From the entries that follow, gather each line holding the word "with".

=== TASK INPUT ===
⁂

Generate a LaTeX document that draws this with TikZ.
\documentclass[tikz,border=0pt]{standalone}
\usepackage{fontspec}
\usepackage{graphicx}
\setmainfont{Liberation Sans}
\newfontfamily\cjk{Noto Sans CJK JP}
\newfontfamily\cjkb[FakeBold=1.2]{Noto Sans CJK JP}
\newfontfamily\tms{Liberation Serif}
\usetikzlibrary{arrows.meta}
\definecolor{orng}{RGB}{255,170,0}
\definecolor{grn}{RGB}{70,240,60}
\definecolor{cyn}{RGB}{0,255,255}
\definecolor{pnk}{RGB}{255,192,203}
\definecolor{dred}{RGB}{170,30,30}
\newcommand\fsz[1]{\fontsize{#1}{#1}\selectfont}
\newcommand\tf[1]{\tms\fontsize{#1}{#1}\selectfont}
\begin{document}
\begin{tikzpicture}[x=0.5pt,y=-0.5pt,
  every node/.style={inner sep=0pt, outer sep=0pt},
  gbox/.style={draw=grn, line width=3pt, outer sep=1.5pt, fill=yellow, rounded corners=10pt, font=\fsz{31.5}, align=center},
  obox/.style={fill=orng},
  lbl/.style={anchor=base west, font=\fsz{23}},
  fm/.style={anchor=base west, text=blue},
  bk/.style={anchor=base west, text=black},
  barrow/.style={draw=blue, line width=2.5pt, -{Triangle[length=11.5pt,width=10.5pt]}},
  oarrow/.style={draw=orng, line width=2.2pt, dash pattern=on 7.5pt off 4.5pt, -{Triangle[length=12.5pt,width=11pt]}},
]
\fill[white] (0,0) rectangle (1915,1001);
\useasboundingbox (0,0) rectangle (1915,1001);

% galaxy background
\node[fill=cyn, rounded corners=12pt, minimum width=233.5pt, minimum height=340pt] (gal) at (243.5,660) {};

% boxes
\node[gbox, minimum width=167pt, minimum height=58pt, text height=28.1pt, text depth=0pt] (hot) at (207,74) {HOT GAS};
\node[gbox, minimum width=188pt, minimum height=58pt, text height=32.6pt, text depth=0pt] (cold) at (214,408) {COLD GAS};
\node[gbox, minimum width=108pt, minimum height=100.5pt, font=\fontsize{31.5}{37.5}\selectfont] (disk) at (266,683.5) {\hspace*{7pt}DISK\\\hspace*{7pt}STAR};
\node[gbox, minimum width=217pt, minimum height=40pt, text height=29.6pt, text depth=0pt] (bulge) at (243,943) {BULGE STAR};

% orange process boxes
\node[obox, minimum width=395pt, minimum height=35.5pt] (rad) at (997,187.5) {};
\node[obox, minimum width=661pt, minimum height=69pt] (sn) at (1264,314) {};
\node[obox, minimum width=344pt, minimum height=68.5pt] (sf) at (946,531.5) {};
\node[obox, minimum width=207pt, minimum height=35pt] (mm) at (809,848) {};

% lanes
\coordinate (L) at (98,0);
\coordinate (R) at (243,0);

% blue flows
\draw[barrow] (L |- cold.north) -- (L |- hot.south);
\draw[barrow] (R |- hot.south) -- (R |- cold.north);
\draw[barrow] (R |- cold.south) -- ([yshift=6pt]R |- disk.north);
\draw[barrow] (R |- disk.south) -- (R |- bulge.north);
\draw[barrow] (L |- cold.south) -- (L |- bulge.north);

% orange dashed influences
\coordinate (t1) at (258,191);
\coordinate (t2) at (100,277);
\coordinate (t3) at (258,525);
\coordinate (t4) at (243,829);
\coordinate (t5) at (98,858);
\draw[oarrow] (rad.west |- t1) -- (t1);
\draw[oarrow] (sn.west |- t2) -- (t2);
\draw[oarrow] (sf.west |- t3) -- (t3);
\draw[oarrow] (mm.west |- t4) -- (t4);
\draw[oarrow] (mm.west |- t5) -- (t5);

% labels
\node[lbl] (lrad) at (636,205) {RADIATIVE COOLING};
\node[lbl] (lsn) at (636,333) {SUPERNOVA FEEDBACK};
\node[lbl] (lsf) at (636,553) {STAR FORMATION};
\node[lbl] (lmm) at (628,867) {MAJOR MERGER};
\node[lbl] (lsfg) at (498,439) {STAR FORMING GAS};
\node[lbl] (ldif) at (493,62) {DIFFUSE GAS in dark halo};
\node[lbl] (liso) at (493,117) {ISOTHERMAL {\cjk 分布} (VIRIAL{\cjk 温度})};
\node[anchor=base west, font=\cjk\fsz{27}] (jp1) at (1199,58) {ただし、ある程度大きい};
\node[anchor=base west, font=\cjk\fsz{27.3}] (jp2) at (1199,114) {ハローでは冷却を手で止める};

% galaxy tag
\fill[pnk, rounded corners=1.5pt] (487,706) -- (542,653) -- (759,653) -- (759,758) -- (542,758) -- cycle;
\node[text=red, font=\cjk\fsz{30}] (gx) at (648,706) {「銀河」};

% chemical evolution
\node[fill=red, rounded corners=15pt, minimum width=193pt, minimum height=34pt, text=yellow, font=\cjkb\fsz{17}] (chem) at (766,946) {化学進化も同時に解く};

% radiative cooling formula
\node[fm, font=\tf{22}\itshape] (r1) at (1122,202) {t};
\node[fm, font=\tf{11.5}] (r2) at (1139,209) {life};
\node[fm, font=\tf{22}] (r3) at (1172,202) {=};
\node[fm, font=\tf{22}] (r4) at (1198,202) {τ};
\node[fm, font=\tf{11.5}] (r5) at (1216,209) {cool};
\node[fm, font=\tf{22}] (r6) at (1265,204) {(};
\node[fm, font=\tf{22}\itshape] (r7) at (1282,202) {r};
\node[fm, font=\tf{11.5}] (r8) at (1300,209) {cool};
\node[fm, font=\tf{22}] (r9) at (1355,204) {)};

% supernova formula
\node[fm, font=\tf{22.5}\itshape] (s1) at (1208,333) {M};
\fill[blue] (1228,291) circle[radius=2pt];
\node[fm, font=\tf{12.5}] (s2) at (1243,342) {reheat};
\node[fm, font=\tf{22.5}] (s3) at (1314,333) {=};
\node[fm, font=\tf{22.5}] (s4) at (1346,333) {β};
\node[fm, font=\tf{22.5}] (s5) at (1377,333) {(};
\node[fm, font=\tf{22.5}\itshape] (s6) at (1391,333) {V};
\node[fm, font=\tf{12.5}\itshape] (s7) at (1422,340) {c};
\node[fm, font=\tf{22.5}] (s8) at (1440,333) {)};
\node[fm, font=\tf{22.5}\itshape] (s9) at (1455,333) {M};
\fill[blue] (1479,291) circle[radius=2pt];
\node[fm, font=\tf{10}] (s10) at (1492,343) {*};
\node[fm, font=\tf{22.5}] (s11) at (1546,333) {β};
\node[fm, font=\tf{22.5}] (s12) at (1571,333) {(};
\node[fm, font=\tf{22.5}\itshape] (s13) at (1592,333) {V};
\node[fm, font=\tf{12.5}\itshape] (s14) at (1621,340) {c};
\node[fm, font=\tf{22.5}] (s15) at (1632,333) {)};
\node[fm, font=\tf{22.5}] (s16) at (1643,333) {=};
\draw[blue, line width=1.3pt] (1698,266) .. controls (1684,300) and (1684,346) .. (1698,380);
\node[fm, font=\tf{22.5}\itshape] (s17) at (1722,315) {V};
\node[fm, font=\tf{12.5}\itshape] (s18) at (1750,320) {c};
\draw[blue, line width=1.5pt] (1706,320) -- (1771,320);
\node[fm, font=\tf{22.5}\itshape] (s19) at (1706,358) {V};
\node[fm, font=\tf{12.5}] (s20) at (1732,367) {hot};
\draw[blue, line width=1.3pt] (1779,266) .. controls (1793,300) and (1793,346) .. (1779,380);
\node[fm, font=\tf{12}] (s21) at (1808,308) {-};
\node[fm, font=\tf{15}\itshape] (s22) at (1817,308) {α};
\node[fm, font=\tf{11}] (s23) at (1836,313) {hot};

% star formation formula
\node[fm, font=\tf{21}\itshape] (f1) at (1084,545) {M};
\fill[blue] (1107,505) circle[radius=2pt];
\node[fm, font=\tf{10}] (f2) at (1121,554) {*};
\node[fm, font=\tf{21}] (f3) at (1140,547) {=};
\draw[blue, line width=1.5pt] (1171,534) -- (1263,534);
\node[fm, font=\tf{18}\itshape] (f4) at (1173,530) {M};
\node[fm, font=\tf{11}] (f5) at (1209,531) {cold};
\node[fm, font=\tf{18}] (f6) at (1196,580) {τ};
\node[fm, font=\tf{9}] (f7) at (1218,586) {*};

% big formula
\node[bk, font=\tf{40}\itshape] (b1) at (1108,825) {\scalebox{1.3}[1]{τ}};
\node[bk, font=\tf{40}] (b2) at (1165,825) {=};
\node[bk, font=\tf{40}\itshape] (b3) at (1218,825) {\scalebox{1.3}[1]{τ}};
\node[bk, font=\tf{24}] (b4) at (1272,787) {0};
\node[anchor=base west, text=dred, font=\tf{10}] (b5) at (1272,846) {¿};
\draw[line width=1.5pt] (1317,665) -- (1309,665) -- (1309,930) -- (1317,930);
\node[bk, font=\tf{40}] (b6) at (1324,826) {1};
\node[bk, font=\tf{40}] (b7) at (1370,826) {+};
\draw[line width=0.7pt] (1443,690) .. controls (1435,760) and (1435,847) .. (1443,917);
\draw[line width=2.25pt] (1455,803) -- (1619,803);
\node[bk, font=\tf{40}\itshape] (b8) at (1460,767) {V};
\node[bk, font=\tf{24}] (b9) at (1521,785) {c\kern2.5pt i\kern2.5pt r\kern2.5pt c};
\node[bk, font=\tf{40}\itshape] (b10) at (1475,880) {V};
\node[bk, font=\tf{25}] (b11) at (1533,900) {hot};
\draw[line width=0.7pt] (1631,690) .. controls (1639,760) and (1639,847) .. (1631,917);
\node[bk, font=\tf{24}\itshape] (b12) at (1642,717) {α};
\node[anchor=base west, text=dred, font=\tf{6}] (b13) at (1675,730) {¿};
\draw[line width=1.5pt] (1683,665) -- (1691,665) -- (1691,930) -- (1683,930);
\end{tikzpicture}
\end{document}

⁂

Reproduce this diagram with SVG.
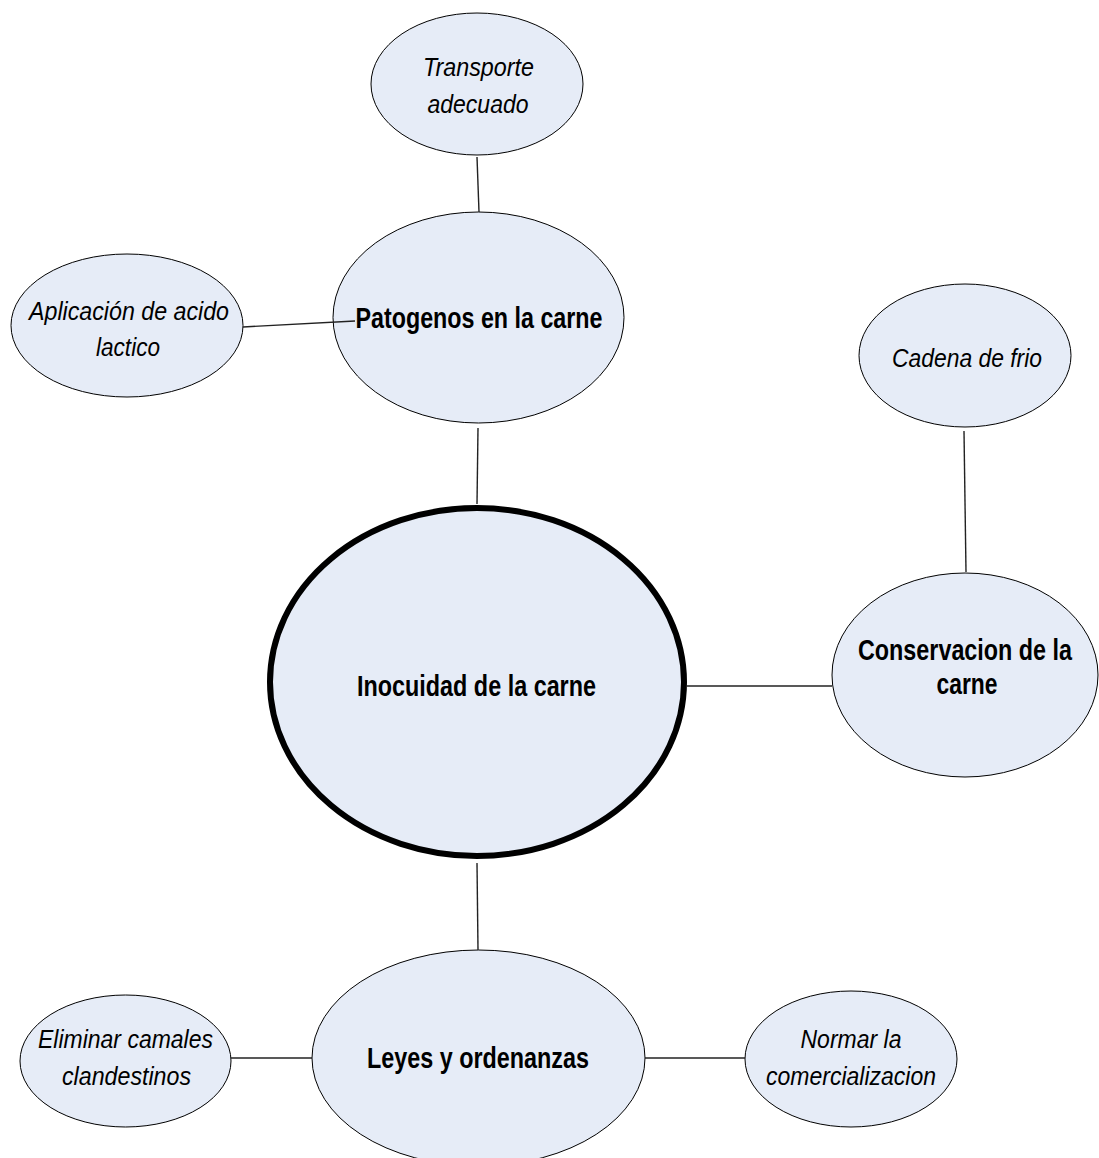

⁂

=== ANSWER FOR THE TASK ===
Generate a LaTeX document that draws this with TikZ.
Reproduce this diagram with SVG.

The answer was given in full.